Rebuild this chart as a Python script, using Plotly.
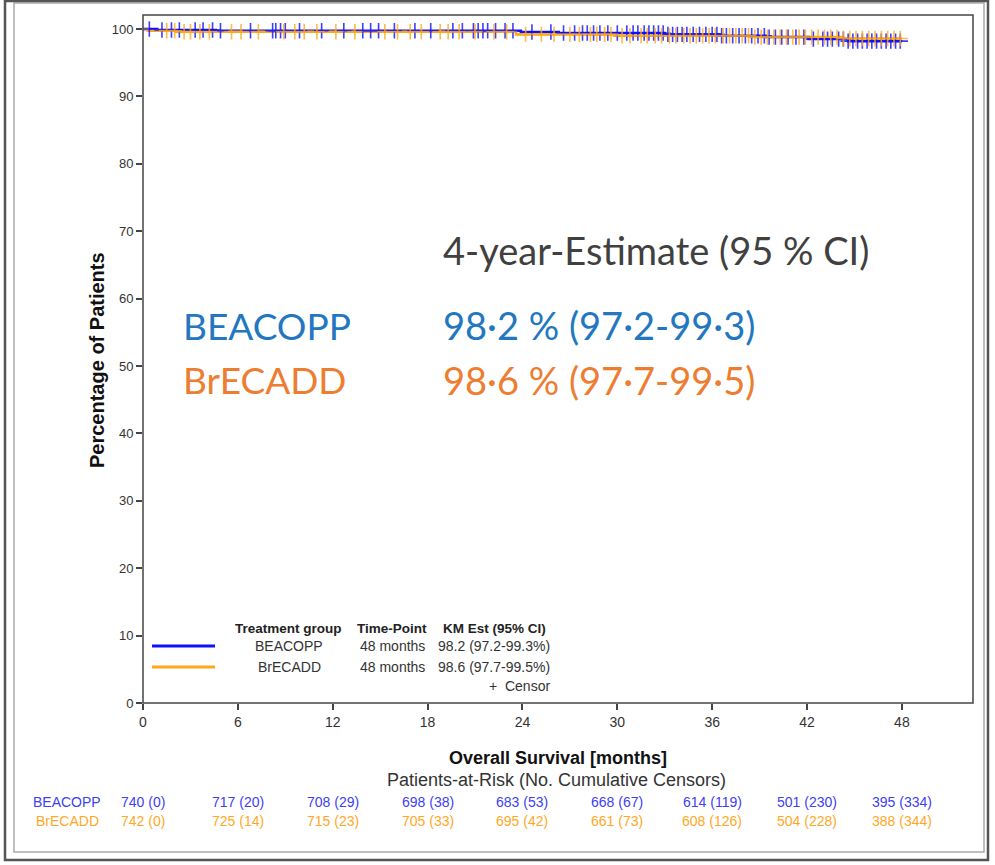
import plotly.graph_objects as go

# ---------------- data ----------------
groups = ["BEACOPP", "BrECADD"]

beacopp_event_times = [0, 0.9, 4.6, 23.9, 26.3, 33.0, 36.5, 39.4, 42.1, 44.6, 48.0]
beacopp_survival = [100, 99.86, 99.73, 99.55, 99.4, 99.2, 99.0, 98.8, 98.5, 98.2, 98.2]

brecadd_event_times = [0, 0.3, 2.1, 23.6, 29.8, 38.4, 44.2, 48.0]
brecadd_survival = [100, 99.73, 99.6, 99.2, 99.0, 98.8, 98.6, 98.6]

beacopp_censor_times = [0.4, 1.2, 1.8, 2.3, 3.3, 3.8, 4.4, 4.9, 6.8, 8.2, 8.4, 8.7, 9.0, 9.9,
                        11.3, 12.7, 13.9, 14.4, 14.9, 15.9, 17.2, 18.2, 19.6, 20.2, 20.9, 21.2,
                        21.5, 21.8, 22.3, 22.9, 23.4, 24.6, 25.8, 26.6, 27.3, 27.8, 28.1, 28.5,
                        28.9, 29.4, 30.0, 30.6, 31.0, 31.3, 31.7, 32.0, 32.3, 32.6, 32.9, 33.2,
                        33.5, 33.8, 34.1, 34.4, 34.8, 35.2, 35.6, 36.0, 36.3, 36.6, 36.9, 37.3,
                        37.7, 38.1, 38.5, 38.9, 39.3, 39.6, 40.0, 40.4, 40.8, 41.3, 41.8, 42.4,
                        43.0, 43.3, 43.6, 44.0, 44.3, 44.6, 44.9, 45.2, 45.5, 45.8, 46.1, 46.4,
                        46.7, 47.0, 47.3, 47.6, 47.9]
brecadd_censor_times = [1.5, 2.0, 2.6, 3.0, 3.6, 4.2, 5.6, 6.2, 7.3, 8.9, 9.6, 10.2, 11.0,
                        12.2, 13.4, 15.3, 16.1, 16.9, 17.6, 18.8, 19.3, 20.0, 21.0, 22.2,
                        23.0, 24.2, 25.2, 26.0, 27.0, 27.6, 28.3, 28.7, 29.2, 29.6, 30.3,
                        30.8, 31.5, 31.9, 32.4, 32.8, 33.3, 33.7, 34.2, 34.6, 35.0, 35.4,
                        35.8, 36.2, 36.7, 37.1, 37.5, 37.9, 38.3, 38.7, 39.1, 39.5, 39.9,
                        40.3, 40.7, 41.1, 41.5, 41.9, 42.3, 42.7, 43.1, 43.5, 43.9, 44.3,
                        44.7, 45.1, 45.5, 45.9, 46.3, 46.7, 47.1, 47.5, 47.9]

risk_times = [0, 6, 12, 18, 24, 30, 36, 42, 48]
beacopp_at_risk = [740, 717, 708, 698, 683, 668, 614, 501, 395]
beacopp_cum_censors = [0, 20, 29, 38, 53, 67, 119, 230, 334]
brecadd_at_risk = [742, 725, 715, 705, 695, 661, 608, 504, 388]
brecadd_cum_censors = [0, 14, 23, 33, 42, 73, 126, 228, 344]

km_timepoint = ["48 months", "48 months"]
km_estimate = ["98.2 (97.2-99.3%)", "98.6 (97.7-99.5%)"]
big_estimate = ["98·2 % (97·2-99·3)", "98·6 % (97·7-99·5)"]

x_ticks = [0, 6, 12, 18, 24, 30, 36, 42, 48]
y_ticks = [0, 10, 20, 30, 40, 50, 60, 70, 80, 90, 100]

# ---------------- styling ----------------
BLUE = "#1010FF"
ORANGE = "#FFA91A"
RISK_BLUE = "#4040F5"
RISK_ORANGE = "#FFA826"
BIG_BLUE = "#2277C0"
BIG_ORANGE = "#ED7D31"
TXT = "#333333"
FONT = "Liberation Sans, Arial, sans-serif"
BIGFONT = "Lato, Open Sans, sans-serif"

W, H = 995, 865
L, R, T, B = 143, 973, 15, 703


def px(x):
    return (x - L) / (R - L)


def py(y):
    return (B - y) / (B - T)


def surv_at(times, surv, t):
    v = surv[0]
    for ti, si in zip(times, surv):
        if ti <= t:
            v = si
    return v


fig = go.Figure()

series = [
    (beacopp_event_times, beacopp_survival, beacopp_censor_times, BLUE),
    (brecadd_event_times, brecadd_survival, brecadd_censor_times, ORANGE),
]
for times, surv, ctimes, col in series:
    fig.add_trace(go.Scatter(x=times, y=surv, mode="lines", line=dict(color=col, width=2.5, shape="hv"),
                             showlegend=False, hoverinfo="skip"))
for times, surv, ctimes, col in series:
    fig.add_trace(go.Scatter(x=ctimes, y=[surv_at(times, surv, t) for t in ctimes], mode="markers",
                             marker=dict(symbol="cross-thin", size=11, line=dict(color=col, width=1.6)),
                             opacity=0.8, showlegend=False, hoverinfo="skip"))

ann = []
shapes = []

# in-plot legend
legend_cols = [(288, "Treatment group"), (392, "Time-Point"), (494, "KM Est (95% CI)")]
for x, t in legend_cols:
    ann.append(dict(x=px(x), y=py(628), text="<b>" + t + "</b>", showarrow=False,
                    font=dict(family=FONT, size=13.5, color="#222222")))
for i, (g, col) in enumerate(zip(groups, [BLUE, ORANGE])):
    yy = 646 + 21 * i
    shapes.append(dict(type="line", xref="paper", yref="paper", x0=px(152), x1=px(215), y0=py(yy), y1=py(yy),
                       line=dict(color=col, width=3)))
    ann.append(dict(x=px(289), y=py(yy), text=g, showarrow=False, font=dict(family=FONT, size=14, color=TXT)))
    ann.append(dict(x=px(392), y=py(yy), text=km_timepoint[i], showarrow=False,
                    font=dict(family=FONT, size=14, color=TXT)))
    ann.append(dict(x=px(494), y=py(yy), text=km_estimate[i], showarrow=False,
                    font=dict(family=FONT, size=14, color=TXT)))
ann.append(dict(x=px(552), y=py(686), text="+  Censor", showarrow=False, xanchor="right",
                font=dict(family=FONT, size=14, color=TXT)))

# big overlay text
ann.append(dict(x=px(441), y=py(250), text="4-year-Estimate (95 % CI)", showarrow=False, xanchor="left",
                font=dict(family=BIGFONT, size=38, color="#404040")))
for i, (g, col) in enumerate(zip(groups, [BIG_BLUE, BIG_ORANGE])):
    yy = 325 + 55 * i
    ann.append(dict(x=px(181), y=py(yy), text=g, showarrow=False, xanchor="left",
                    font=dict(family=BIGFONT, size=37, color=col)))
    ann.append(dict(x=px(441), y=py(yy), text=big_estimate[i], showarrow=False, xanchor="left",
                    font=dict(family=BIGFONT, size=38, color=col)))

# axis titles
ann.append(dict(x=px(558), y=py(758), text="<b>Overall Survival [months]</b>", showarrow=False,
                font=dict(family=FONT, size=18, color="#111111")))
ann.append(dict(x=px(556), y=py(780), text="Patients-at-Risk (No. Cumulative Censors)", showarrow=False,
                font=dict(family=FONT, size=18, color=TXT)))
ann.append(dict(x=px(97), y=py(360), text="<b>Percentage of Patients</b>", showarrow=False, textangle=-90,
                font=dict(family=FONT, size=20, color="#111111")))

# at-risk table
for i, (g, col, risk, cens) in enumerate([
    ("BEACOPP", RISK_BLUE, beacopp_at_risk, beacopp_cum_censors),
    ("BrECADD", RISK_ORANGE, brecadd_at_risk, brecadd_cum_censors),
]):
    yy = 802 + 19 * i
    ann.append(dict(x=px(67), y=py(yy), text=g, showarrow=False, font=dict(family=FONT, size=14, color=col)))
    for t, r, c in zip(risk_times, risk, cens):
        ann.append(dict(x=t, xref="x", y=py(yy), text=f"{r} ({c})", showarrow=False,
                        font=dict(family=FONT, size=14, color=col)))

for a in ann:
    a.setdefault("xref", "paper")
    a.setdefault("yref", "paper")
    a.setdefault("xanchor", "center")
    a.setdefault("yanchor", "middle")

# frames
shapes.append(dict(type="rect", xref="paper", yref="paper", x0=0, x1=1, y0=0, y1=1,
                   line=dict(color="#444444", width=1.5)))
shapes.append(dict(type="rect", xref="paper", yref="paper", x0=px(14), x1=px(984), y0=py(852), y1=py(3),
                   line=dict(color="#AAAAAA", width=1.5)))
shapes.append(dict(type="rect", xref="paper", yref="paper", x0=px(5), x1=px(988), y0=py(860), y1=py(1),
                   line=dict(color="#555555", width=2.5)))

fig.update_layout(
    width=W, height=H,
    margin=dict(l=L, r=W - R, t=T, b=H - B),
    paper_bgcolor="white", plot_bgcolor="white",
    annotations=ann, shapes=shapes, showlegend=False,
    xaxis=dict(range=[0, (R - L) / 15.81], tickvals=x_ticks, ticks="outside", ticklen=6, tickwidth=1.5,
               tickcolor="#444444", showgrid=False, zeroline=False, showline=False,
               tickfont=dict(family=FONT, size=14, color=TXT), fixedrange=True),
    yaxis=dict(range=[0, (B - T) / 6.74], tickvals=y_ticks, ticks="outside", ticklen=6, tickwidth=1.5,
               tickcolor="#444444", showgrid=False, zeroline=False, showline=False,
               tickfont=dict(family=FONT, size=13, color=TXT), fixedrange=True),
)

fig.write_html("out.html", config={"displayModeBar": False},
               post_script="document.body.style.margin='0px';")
_____
■ What this task involves
Give again, exactly, the lines from the start of the data through the one holding "98.8, 98.6, 98.6]"; omit the pictures.

■ Answer to this task
Rebuild this chart as a Python script, using Plotly.
import plotly.graph_objects as go

# ---------------- data ----------------
groups = ["BEACOPP", "BrECADD"]

beacopp_event_times = [0, 0.9, 4.6, 23.9, 26.3, 33.0, 36.5, 39.4, 42.1, 44.6, 48.0]
beacopp_survival = [100, 99.86, 99.73, 99.55, 99.4, 99.2, 99.0, 98.8, 98.5, 98.2, 98.2]

brecadd_event_times = [0, 0.3, 2.1, 23.6, 29.8, 38.4, 44.2, 48.0]
brecadd_survival = [100, 99.73, 99.6, 99.2, 99.0, 98.8, 98.6, 98.6]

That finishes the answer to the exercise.